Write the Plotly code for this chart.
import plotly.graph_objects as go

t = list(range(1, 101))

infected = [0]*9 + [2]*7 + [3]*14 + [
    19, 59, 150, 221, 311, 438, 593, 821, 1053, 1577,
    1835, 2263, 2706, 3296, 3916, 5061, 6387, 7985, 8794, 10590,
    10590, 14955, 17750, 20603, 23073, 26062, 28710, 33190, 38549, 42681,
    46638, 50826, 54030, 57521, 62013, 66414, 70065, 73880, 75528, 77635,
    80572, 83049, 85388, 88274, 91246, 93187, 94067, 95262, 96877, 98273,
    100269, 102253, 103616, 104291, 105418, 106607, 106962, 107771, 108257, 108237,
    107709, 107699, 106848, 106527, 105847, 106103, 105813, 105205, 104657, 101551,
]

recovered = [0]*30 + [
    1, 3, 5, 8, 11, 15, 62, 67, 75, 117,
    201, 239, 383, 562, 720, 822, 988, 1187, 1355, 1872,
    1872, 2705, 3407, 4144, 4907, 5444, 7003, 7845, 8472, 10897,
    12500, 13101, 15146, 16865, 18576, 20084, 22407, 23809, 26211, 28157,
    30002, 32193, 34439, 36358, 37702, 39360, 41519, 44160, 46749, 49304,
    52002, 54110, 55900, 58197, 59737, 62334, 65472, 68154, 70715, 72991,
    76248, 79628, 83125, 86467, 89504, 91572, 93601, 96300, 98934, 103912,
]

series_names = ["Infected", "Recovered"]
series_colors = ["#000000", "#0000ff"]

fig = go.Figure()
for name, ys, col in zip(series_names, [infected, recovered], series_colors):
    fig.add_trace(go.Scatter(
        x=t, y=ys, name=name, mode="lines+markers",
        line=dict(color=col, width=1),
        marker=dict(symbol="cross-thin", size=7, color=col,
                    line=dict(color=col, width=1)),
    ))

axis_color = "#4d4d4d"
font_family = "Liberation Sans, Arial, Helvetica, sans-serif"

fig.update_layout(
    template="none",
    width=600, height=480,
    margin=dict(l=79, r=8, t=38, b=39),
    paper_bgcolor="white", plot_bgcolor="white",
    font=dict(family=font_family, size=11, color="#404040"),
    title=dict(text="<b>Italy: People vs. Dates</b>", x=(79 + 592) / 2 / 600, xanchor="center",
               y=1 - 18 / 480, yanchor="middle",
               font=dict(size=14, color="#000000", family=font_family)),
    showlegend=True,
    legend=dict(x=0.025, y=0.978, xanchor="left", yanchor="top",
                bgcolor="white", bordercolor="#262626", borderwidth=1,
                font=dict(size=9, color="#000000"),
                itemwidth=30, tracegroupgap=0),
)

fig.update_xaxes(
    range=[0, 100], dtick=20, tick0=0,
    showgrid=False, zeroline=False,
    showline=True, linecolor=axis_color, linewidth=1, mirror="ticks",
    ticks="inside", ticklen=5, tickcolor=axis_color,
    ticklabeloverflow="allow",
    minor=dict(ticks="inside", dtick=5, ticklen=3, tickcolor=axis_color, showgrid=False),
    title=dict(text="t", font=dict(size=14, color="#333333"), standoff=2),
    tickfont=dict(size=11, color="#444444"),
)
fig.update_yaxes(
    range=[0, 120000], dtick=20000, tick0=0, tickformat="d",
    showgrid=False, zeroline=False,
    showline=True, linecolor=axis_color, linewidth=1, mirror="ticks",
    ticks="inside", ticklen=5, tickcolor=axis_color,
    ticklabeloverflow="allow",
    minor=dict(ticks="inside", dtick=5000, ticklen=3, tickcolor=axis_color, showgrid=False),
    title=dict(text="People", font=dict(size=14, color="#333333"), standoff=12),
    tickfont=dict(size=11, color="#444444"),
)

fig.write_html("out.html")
....
Make an exact copy of every line in the data.

▶ [CORRECT ANSWER]:
Write the Plotly code for this chart.
import plotly.graph_objects as go

t = list(range(1, 101))

infected = [0]*9 + [2]*7 + [3]*14 + [
    19, 59, 150, 221, 311, 438, 593, 821, 1053, 1577,
    1835, 2263, 2706, 3296, 3916, 5061, 6387, 7985, 8794, 10590,
    10590, 14955, 17750, 20603, 23073, 26062, 28710, 33190, 38549, 42681,
    46638, 50826, 54030, 57521, 62013, 66414, 70065, 73880, 75528, 77635,
    80572, 83049, 85388, 88274, 91246, 93187, 94067, 95262, 96877, 98273,
    100269, 102253, 103616, 104291, 105418, 106607, 106962, 107771, 108257, 108237,
    107709, 107699, 106848, 106527, 105847, 106103, 105813, 105205, 104657, 101551,
]

recovered = [0]*30 + [
    1, 3, 5, 8, 11, 15, 62, 67, 75, 117,
    201, 239, 383, 562, 720, 822, 988, 1187, 1355, 1872,
    1872, 2705, 3407, 4144, 4907, 5444, 7003, 7845, 8472, 10897,
    12500, 13101, 15146, 16865, 18576, 20084, 22407, 23809, 26211, 28157,
    30002, 32193, 34439, 36358, 37702, 39360, 41519, 44160, 46749, 49304,
    52002, 54110, 55900, 58197, 59737, 62334, 65472, 68154, 70715, 72991,
    76248, 79628, 83125, 86467, 89504, 91572, 93601, 96300, 98934, 103912,
]

series_names = ["Infected", "Recovered"]
series_colors = ["#000000", "#0000ff"]

fig = go.Figure()
for name, ys, col in zip(series_names, [infected, recovered], series_colors):
    fig.add_trace(go.Scatter(
        x=t, y=ys, name=name, mode="lines+markers",
        line=dict(color=col, width=1),
        marker=dict(symbol="cross-thin", size=7, color=col,
                    line=dict(color=col, width=1)),
    ))

axis_color = "#4d4d4d"
font_family = "Liberation Sans, Arial, Helvetica, sans-serif"

fig.update_layout(
    template="none",
    width=600, height=480,
    margin=dict(l=79, r=8, t=38, b=39),
    paper_bgcolor="white", plot_bgcolor="white",
    font=dict(family=font_family, size=11, color="#404040"),
    title=dict(text="<b>Italy: People vs. Dates</b>", x=(79 + 592) / 2 / 600, xanchor="center",
               y=1 - 18 / 480, yanchor="middle",
               font=dict(size=14, color="#000000", family=font_family)),
    showlegend=True,
    legend=dict(x=0.025, y=0.978, xanchor="left", yanchor="top",
                bgcolor="white", bordercolor="#262626", borderwidth=1,
                font=dict(size=9, color="#000000"),
                itemwidth=30, tracegroupgap=0),
)

fig.update_xaxes(
    range=[0, 100], dtick=20, tick0=0,
    showgrid=False, zeroline=False,
    showline=True, linecolor=axis_color, linewidth=1, mirror="ticks",
    ticks="inside", ticklen=5, tickcolor=axis_color,
    ticklabeloverflow="allow",
    minor=dict(ticks="inside", dtick=5, ticklen=3, tickcolor=axis_color, showgrid=False),
    title=dict(text="t", font=dict(size=14, color="#333333"), standoff=2),
    tickfont=dict(size=11, color="#444444"),
)
fig.update_yaxes(
    range=[0, 120000], dtick=20000, tick0=0, tickformat="d",
    showgrid=False, zeroline=False,
    showline=True, linecolor=axis_color, linewidth=1, mirror="ticks",
    ticks="inside", ticklen=5, tickcolor=axis_color,
    ticklabeloverflow="allow",
    minor=dict(ticks="inside", dtick=5000, ticklen=3, tickcolor=axis_color, showgrid=False),
    title=dict(text="People", font=dict(size=14, color="#333333"), standoff=12),
    tickfont=dict(size=11, color="#444444"),
)

fig.write_html("out.html")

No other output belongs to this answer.